Making improvements around the home can be one of those things that never seem to get ticked off your to-do list. Not every project can be tackled with a DIY approach, and limitations of time, budget, and effort all combine to push these renovations further down the agenda. But when you get the opportunity, which area of the house will you work on first?

The home contractors you consult with can tell you from experience how likely you are to recoup the cost down the line. But if you aren’t going to sell your property anytime soon, then you can reap significant benefits each day by addressing functional issues in your home first. Here’s how you can prioritize such needs.

Identify high-impact projects

Some upgrades have an impact that’s non-negligible or hard to ignore. Repair issues, such as outdated electrical wiring or a roof in deteriorating conditions, should always be a top priority; if you don’t address these, your home will be at an increased risk of fire or water leakage. For other projects, the impact might show up in other areas. Installing energy-efficient windows, for example, will reduce the unwanted heat transfer that drives up your household energy consumption, and this will take effect immediately and add up to considerable savings over the years. When you prioritize these types of projects around the house, you can address major functional deficiencies and get a lot of bang for your buck as far as the quality of living is concerned.

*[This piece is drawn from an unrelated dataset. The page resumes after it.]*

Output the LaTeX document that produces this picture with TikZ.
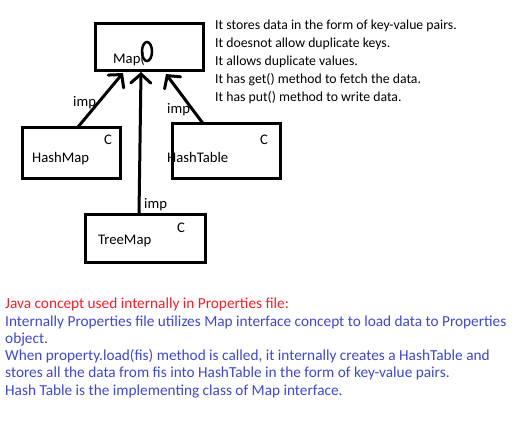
\documentclass[tikz,border=0pt]{standalone}
\usepackage{fontspec}
\setmainfont{Carlito}
\usetikzlibrary{arrows.meta}
\definecolor{txtred}{RGB}{245,30,40}
\definecolor{txtblue}{RGB}{63,72,204}
\tikzset{
  box/.style={draw=black, line width=3pt},
  lbl/.style={inner sep=0pt, anchor=base west, font=\fontsize{14.67}{17.6}\selectfont},
  rtxt/.style={lbl, font=\fontsize{13.75}{17}\selectfont},
  btxt/.style={lbl, font=\fontsize{15.3}{17.6}\selectfont},
  conn/.style={line width=3pt, -{Straight Barb[length=9pt,width=20pt,line cap=round]}},
}
\begin{document}
\begin{tikzpicture}[x=1pt,y=-1pt]
\useasboundingbox[fill=white] (0,0) rectangle (532,447);
% boxes
\draw[box] (95,23) rectangle (203,70);
\draw[box] (22,127) rectangle (120,178.5);
\draw[box] (172.5,123.5) rectangle (280,178.5);
\draw[box] (85,214) rectangle (205,262);
% anchor coordinates
\coordinate (mapL) at (123,73);
\coordinate (mapM) at (141,72);
\coordinate (mapR) at (166,74);
\coordinate (hmTop) at (78,127);
\coordinate (htTop) at (203,123.5);
\coordinate (tmTop) at (139,214);
% connectors
\draw[conn] (hmTop) -- (mapL);
\draw[conn] (htTop) -- (mapR);
\draw[conn] (tmTop) -- (mapM);
% Map label
\node[lbl] (maptxt) at (113,63) {Map(};
\draw[line width=2.5pt] (147,51.5) ellipse (5 and 9.5);
% class labels
\node[lbl] (hm) at (32,162) {HashMap};
\node[lbl] (hmc) at (104,144) {C};
\node[lbl] (ht) at (167,162) {HashTable};
\node[lbl] (htc) at (260,144) {C};
\node[lbl] (tm) at (98,244) {TreeMap};
\node[lbl] (tmc) at (177,232) {C};
\node[lbl] (imp1) at (73,106) {imp};
\node[lbl] (imp2) at (167,113) {imp};
\node[lbl] (imp3) at (144,208) {imp};
% right text
\node[rtxt] (r1) at (215,29) {It stores data in the form of key-value pairs.};
\node[rtxt] (r2) at (215,47) {It doesnot allow duplicate keys.};
\node[rtxt] (r3) at (215,65) {It allows duplicate values.};
\node[rtxt] (r4) at (215,83) {It has get() method to fetch the data.};
\node[rtxt] (r5) at (215,101) {It has put() method to write data.};
% bottom text
\node[btxt, text=txtred] (b1) at (5,308) {Java concept used internally in Properties file:};
\node[btxt, text=txtblue] (b2) at (5,326) {Internally Properties file utilizes Map interface concept to load data to Properties};
\node[btxt, text=txtblue] (b3) at (5,343) {object.};
\node[btxt, text=txtblue] (b4) at (5,360) {When property.load(fis) method is called, it internally creates a HashTable and};
\node[btxt, text=txtblue] (b5) at (5,377) {stores all the data from fis into HashTable in the form of key-value pairs.};
\node[btxt, text=txtblue] (b6) at (5,395) {Hash Table is the implementing class of Map interface.};
\end{tikzpicture}
\end{document}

Explore other perspectives

home improvement

Although you’ve probably been keeping a list of the upgrades and fixes you’ve been itching to make around the house, don’t let that limit your options. A shift in perspective can open your eyes to opportunities you hadn’t considered before.

Talk with other people in the household to get their opinions, or use a “day in the life” exercise to better understand how everyone interacts with the home and what their needs are. Are your kids frequently running late for school? Perhaps an additional bathroom will help everyone get through their morning routines on time. Even if you live alone, reviewing your daily habits through a detached perspective can reveal ways to add convenience through improved function. For example, an adjustable smart light in the bedroom can give you an extra 30 minutes of reading time at night without disrupting your sleep.

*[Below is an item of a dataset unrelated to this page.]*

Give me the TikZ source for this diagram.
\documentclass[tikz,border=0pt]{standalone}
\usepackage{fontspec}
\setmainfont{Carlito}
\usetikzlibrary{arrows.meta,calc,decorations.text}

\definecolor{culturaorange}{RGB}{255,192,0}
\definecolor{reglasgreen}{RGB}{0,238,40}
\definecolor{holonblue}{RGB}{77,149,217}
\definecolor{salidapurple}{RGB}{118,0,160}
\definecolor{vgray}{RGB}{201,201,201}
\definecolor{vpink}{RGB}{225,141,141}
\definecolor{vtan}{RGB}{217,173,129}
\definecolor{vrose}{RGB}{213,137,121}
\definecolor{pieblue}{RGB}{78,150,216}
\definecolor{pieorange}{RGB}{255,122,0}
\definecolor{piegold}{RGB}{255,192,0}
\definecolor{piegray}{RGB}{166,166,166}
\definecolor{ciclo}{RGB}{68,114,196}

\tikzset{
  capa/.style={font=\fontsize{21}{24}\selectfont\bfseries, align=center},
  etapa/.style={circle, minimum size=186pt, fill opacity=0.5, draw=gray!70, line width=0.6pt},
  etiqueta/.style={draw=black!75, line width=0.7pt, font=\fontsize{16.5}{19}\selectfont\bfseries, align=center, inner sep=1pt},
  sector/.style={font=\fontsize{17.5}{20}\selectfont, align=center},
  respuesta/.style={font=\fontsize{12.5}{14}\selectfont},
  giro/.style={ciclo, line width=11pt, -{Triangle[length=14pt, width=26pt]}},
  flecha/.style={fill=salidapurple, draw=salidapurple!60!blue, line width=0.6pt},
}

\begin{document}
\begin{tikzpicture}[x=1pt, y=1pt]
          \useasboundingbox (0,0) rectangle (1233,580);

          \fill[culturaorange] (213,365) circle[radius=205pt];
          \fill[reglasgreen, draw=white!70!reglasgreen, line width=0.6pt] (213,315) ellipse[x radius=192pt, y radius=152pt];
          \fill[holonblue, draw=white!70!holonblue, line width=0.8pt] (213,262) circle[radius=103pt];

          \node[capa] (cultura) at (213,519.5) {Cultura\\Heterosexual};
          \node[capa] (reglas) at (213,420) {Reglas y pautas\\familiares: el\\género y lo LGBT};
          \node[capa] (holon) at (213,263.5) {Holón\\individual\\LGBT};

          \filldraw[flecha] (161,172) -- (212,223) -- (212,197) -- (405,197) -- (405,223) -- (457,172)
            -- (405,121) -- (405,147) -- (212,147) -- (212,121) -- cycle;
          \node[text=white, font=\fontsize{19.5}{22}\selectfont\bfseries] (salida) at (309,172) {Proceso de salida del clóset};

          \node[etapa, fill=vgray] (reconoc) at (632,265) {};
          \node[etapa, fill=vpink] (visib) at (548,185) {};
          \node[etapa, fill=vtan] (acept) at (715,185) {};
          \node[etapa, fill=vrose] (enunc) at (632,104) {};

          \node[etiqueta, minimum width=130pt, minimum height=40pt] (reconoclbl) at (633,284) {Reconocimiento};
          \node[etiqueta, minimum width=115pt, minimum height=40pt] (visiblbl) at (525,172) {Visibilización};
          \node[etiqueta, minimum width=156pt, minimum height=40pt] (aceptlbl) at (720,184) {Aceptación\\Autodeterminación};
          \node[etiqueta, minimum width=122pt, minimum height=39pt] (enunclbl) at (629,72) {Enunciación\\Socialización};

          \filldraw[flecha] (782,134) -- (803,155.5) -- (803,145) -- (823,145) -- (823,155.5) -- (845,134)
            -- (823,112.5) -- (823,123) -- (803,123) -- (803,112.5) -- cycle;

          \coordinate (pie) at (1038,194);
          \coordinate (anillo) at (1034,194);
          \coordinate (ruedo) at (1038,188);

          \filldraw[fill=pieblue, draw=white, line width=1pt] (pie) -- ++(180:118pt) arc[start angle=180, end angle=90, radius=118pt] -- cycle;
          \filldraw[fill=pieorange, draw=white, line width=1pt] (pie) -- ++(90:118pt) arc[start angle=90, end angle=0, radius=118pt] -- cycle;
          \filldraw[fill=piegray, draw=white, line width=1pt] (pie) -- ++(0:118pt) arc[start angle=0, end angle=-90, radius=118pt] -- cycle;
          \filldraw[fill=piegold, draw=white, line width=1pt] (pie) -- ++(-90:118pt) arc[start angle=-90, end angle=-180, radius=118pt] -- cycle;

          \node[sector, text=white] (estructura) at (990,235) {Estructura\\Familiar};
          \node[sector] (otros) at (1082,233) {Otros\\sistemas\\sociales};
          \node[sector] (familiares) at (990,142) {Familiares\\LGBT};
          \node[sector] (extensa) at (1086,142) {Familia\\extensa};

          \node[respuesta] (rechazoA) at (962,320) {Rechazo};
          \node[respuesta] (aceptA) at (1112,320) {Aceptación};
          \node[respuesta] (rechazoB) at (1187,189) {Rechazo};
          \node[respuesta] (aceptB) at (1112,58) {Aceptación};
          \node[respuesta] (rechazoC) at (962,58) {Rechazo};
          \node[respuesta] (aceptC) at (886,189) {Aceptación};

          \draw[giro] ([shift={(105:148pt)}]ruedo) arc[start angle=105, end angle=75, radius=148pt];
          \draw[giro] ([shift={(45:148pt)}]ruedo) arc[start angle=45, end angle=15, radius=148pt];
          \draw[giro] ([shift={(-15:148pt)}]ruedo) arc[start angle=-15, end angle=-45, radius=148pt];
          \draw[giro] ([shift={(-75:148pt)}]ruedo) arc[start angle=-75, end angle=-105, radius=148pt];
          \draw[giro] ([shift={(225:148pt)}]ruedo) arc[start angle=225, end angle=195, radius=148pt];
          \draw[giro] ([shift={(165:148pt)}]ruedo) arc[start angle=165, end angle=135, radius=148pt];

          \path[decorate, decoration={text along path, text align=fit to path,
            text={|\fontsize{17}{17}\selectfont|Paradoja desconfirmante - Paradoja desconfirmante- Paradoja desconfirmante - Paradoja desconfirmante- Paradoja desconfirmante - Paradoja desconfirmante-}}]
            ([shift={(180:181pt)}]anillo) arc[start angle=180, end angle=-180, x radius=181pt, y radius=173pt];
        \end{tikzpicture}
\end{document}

Consider changes over time

Value isn’t something that remains constant; it can fluctuate over time. This doesn’t just apply to the monetary worth of assets but also functional value. You might need additional storage now, but if your children are leaving home in a year or two to go off to college, you could use their rooms for storage space instead, and just declutter in the meantime.

On the other hand, some upgrades will only become essential over the years. Finishing your basement can turn it into a space suitable for home exercises, which will keep you fit and healthy into your later years. And if you decide to age in place, improvements such as slip-resistant floor coating or motion-activated lighting will increase in value when you’re a senior and have to deal with reduced mobility and visual acuity. Keep one eye on the road ahead, and you can anticipate lifestyle changes that can make a project’s function more or less important.

Function isn’t everything, but in a changing world, factors such as curb appeal or design trends can be poor predictors of return on investment. On the other hand, ensuring that your home addresses vital needs using these prioritization techniques will provide guaranteed value.